This article was originally published in NestEgg on 18 August 2016
The Sydney property market may have led the boom, but is it still the best Australian city for new investments?
The vast majority of property investors make their purchases locally while the national property market operates in waves. The Sydney market may have boomed but it will be quite some time before Sydney will again ride the wave and lead Australia’s housing market in price growth.
There are multiple reasons why this happens, many of which can cause a property investor to miss out on some of the best opportunities the Australian market has to offer. Consider the current environment – the cash rate is at an all-time low which has stimulated affordability in our most expensive city, Sydney.
I’d suggest that in 2016 Sydney is no longer the best place for an investor to purchase. This is because Sydney has just undergone a significant period of price growth, and in most cases new property investors are just paying for the growth of somebody else’s asset.
Typically, all cities follow a similar trend or ‘line’. What differs, however, is which city is at the top of the cycle each time. That is where the best opportunities can be found.
Consider the below table of the last ten years in residential property markets:
There have been six major price growth peaks since 2005. In considering Australia’s top three cities alone, it is clear that Brisbane has endured the longest leading peak-free period, followed by Melbourne.
What this illustrates to investors is that maintaining a mindset of investing locally can strongly hinder a wealth-creation strategy focused on property.
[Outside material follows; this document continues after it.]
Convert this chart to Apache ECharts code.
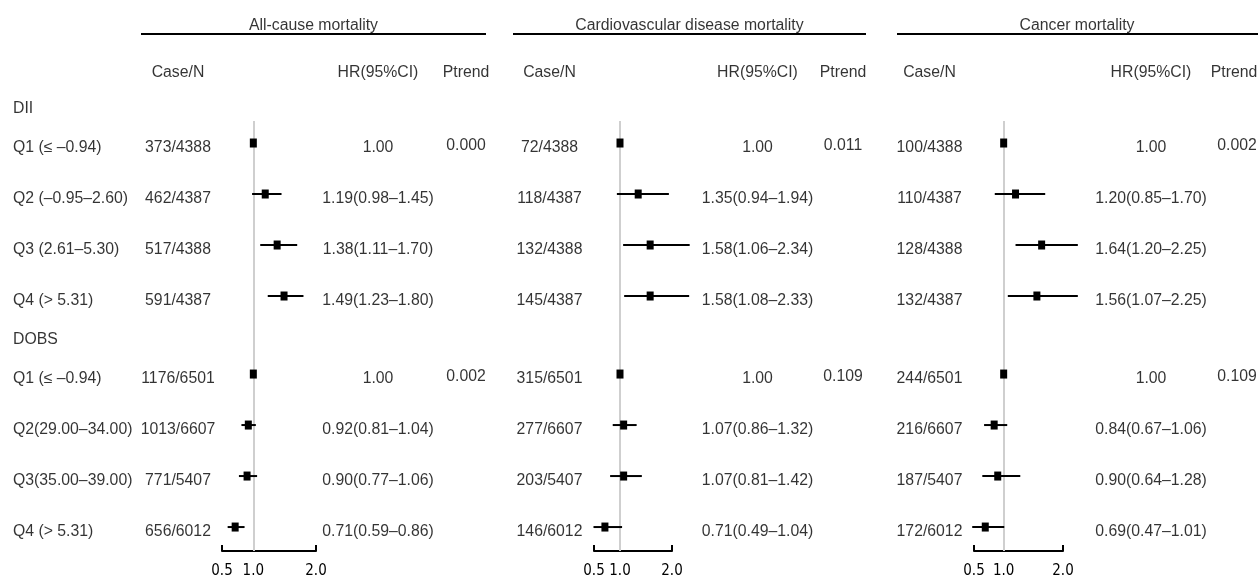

When investing, it is crucial to consider leading peak-free periods, that is the amount of time since the particular city or region was at the peak of the market and higher than all the other cities or regions being compared against.
Focusing on one market individually, say Sydney, means an investor will have to wait for their city’s next leading peak, putting them back years (or a decade) each time.
It will be quite some time before Sydney will again lead Australia’s housing market in price growth for a sustained period of time.
What most property investors don’t realise is that ‘property booms’ are actually caused by people purchasing properties in droves at a particular time, which has a destabilising effect on the balance of supply and demand. People who invest prior to this are in short supply themselves, but are the ones who stand to gain the most benefit from their property investment ventures.
If this is the case, why doesn’t everyone invest prior to the boom and diversify their assets across multiple property markets?
It is due to a function known as irrational investor behaviour. People feel more comfortable making a decision others around them have made a similar one already. It is also known as ‘group think’. The problem is that as the group grows in size, the proportion of informed individuals in that group sharply declines. Before you know it, nobody actually knows why they made a particular decision in the first place.
Group think works for property in the same way as it works for the growth in users for a smartphone, fashion trends or a new app. There are always early adopters, followed by early majority, then late majority and, lastly, the laggards.
The biggest danger is in being a laggard, but the late majority investors lose out as well because they seek to join when the trend is very visible and in decline, even if that decline is invisible to the average person.
Once the most opportune city or region has been identified, the next step is to determine what property in that area is worth your investment. Operating in different states and cities can often be an uncomfortable step for a property investor. This is where property specialists may play a role.